Le risque d’une dérive vers une responsabilité pénale objective

La mise en danger d’autrui, initialement pensée comme une infraction d’exception, tend à devenir un instrument commode de poursuite contre les entreprises.

🔍 Les écueils majeurs :
⚠️ Une extension progressive des obligations considérées comme « particulières »
⚠️ Une interprétation de plus en plus extensive de la violation délibérée
⚠️ Une tendance à retenir le délit sans lien direct avec un risque avéré

Or, le droit pénal ne peut se contenter d’une approche par précaution. La culpabilité ne se présume pas : elle se prouve. Il ne suffit pas d’identifier un manquement, encore faut-il démontrer qu’il répond aux critères précis exigés par la loi.
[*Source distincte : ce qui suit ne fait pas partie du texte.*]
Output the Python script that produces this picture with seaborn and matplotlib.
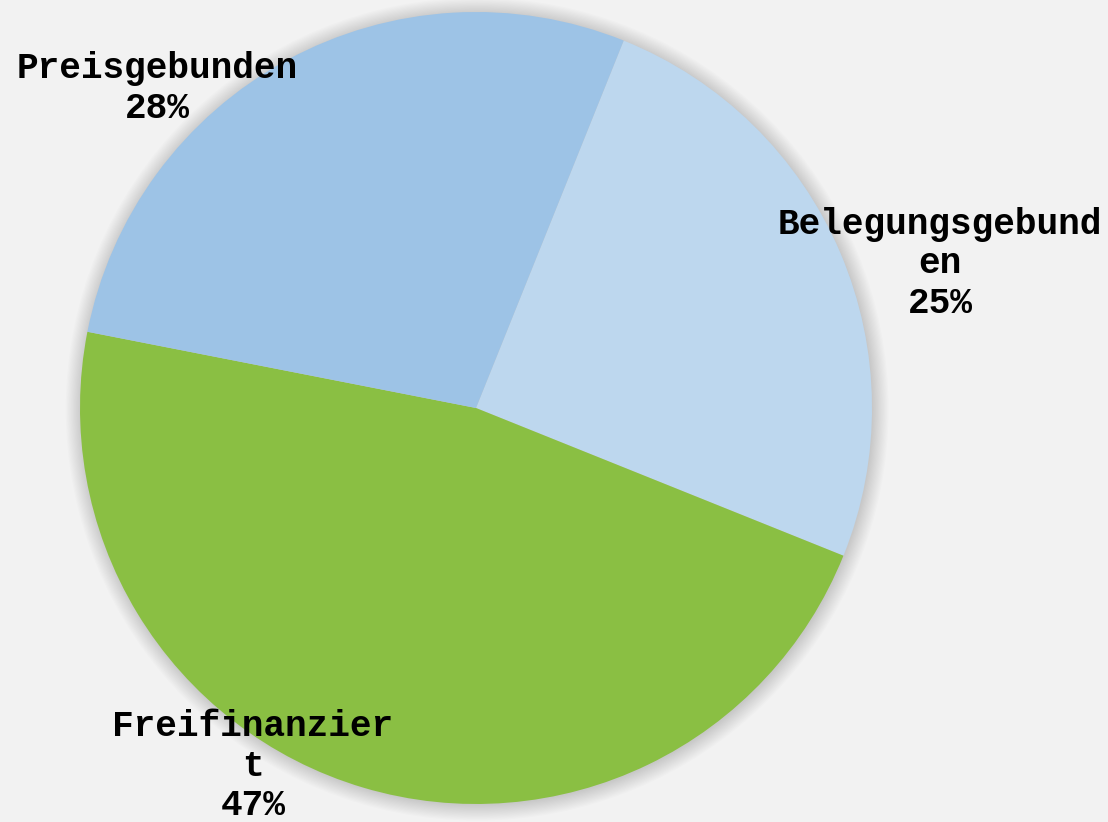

Comment protéger son entreprise contre une mise en cause abusive ?

Dans un contexte où la mise en danger d’autrui est parfois invoquée de manière discutable, une entreprise doit anticiper et structurer sa défense en amont.

✅ Identifier les obligations précises applicables à son secteur
✅ Documenter scrupuleusement les mesures de prévention mises en place
✅ Contester toute interprétation abusive élargissant indûment le champ de l’infraction

Dans bien des cas, la meilleure défense réside dans l’anticipation. Car une fois l’accusation formulée, le risque est grand de voir le droit céder à une approche purement répressive, où la seule existence d’un danger suffirait à justifier une condamnation.


Conclusion : défendre l’entreprise face à une infraction aux contours mouvants

La mise en danger délibérée d’autrui est un défi juridique majeur pour les entreprises. Si le principe peut sembler légitime, son application tend parfois à s’éloigner du droit pénal classique, où la culpabilité repose sur des preuves tangibles et des critères stricts.

Face à cette évolution, une défense stratégique et rigoureuse s’impose. Une entreprise bien préparée, qui connaît ses obligations et ses droits, pourra éviter que le droit ne se transforme en instrument de sanction automatique.

Dans cet équilibre fragile entre responsabilité et répression, la place du pénaliste d’affaires est plus que jamais essentielle.